Chuck Liddell: WWE might be more dangerous than MMA

When Chuck Liddell speaks about combat sports, people listen. The former UFC Light Heavyweight Champion has seen it all during his decorated career inside the octagon, but his recent observations about professional wrestling have turned heads in both the MMA and WWE communities.

Liddell talked about it in a recent podcast. Interestingly, Liddell admits that he wasn’t always a fan of pro wrestling. “I never was a fan. I never would do that,” he said, recalling his early impression of the sport.

That changed only after a friend—WWE’s own Shane McMahon—invited him to see the action in person. “I became friends with Shane McMahon and he asked me to come. And once I went to one with them, then I became a fan,” Liddell explained.

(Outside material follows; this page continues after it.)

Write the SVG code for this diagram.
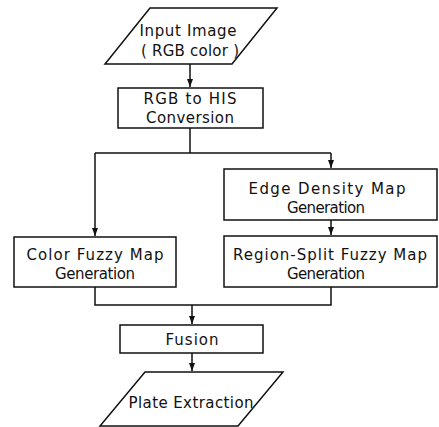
<svg xmlns="http://www.w3.org/2000/svg" width="439" height="427" viewBox="0 0 439 427">
<defs>
<marker id="arr" markerUnits="userSpaceOnUse" markerWidth="8" markerHeight="8" viewBox="0 0 8 8" refX="8" refY="4" orient="auto">
<path d="M0,1 L8,4 L0,7 Z" fill="#111"/>
</marker>
<style>
.s{fill:#fff;stroke:#111;stroke-width:1.5}
.c{fill:none;stroke:#111;stroke-width:1.5}
.t{font-family:"DejaVu Sans","Liberation Sans",sans-serif;font-size:15px;fill:#111;text-anchor:middle}
</style>
</defs>
<rect width="439" height="427" fill="#fff"/>
<g id="connectors">
<path class="c" d="M190,64 V87" marker-end="url(#arr)"/>
<path class="c" d="M190,128 V153"/>
<path class="c" d="M95,153 H331"/>
<path class="c" d="M95,153 V236" marker-end="url(#arr)"/>
<path class="c" d="M331,153 V168" marker-end="url(#arr)"/>
<path class="c" d="M331,220 V235" marker-end="url(#arr)"/>
<path class="c" d="M95,287 V305 H331 V287"/>
<path class="c" d="M192,305 V324" marker-end="url(#arr)"/>
<path class="c" d="M192,353 V371" marker-end="url(#arr)"/>
</g>
<g id="input">
<polygon class="s" points="150,8 277,8 232,64 105,64"/>
<text class="t" x="188" y="36" textLength="97" lengthAdjust="spacing">Input Image</text>
<text class="t" x="190" y="56" textLength="98" lengthAdjust="spacing">( RGB color )</text>
</g>
<g id="rgb2his">
<rect class="s" x="118" y="88" width="145" height="40"/>
<text class="t" x="190" y="104" textLength="93" lengthAdjust="spacing">RGB to HIS</text>
<text class="t" x="190" y="123" textLength="88" lengthAdjust="spacing">Conversion</text>
</g>
<g id="edge">
<rect class="s" x="224" y="169" width="213" height="51"/>
<text class="t" x="327" y="194" textLength="157" lengthAdjust="spacing">Edge Density Map</text>
<text class="t" x="326" y="213" textLength="78" lengthAdjust="spacing">Generation</text>
</g>
<g id="region">
<rect class="s" x="224" y="236" width="213" height="51"/>
<text class="t" x="330" y="260" textLength="194" lengthAdjust="spacing">Region-Split Fuzzy Map</text>
<text class="t" x="326" y="279" textLength="78" lengthAdjust="spacing">Generation</text>
</g>
<g id="color">
<rect class="s" x="14" y="237" width="162" height="50"/>
<text class="t" x="95" y="260" textLength="137" lengthAdjust="spacing">Color Fuzzy Map</text>
<text class="t" x="95" y="279" textLength="80" lengthAdjust="spacing">Generation</text>
</g>
<g id="fusion">
<rect class="s" x="120" y="325" width="143" height="28"/>
<text class="t" x="192" y="345" textLength="53" lengthAdjust="spacing">Fusion</text>
</g>
<g id="plate">
<polygon class="s" points="145,372 283,372 238,426 100,426"/>
<text class="t" x="191" y="408" textLength="125" lengthAdjust="spacing">Plate Extraction</text>
</g>
</svg>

What won him over was the sheer athleticism and spectacle: “I was a fan of what they could do. How big these guys are and how they’re throwing each other over. I’m like ‘Hell no’”

Professional wrestling, despite its scripted nature, demands an incredible physical toll from its athletes. WWE superstars perform multiple times per week, often several nights in a row, executing high-impact moves and landing on their bodies repeatedly. Unlike MMA fighters who might compete a handful of times per year with months of recovery between bouts, wrestlers maintain a grueling schedule that offers little reprieve for healing.

Liddell highlights the biggest difference between the two worlds: the responsibility for safety. “The difference is in fighting, it’s my responsibility to keep you from hurting me. In pro wrestling. I gotta give you my body. I let you throw me, and I am trusting you not to hurt me. I don’t like that.”

He even compares the trust-based nature of pro wrestling to his college wrestling days, which he says were surprisingly more dangerous than his professional MMA career.

“It’s kind of like college wrestling. I got hurt more in college wrestling than I did in 20 years of fighting,” Liddell revealed. The reason was simple: “Because I have to trust you not to break the rules.”

Liddell’s perspective comes from a unique vantage point. Having competed at the highest level of mixed martial arts and witnessed the evolution of both industries, he understands the distinct challenges each presents.